In questi ultimi anni, il concetto di paesaggio si è andato evolvendo, tanto da far scrivere, prima nella Convenzione Europea del Paesaggio (2000), e poi nel Codice dei Beni Culturali e del Paesaggio (2004), che  il paesaggio è l’espressione del comune patrimonio culturale di un popolo, la sua identità, “il cui carattere deriva dall’azione di fattori naturali, umani e dalle loro interrelazioni”. Quindi, non più il paesaggio inteso come un insieme di fattori fisici e umani, ma come espressione dell’identità di un popolo, di una nazione. Ciò mi sembra molto importante in quanto il paesaggio viene visto come espressione di una caratterizzazione identitaria di un popolo, come  interazione fra la natura e l’uomo, il quale esercita la sua podestà nell’ambito delle sue prerogative di trasformare la natura secondo le proprie esigenze sociali e culturali.
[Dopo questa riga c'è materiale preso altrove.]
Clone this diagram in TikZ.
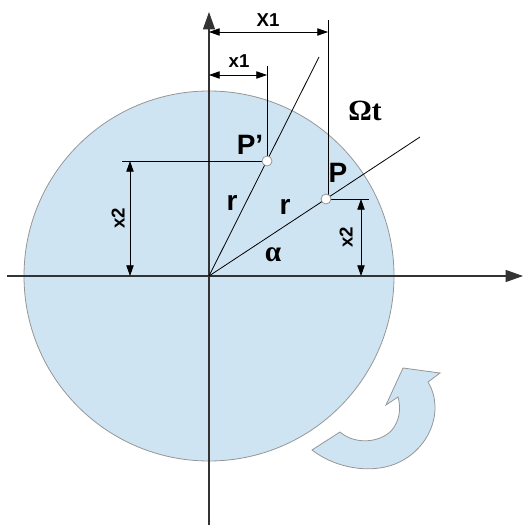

Tutto ciò porta di conseguenza verso forme di sostenibilità territoriale, la cui finalità è quella di promuovere uno sviluppo locale autosostenibile, “dove il termine ‘locale’ vuole mettere in evidenza la valorizzazione delle risorse territoriali e l’identità di un luogo, mentre ‘autosostenibile’ sta ad indicare l’importanza di una ricerca di regole insediative, economiche e politico-sociali  produttrici di omeostasi locali e di equilibri a lungo periodo tra ambiente naturale, ambiente costruito e ambiente antropico” (Magnaghi, 2010). Ma da solo lo sviluppo locale autosostenibile non basta, se alla base del “Progetto locale” non vi è l’acquisizione di una nuova “coscienza” paesaggistica, fondata principalmente sulla consapevolezza che il paesaggio è “un’opera d’arte” in quanto espressione di una collettività che ha plasmato secondo la propria cultura la sua fisionomia e ne ha fatto, secondo R. Assunto, uno “spazio aperto”,  in cui l’infinito diventa finito attraverso lo sguardo dell’uomo, che ora percepisce l’identità, l’anima, il genius loci, lo stesso che ha caratterizzato tutta la filosofia degli antichi nel rapporto fra l’uomo e la natura (Assunto, 2006; Norberg-Schulz, 2011).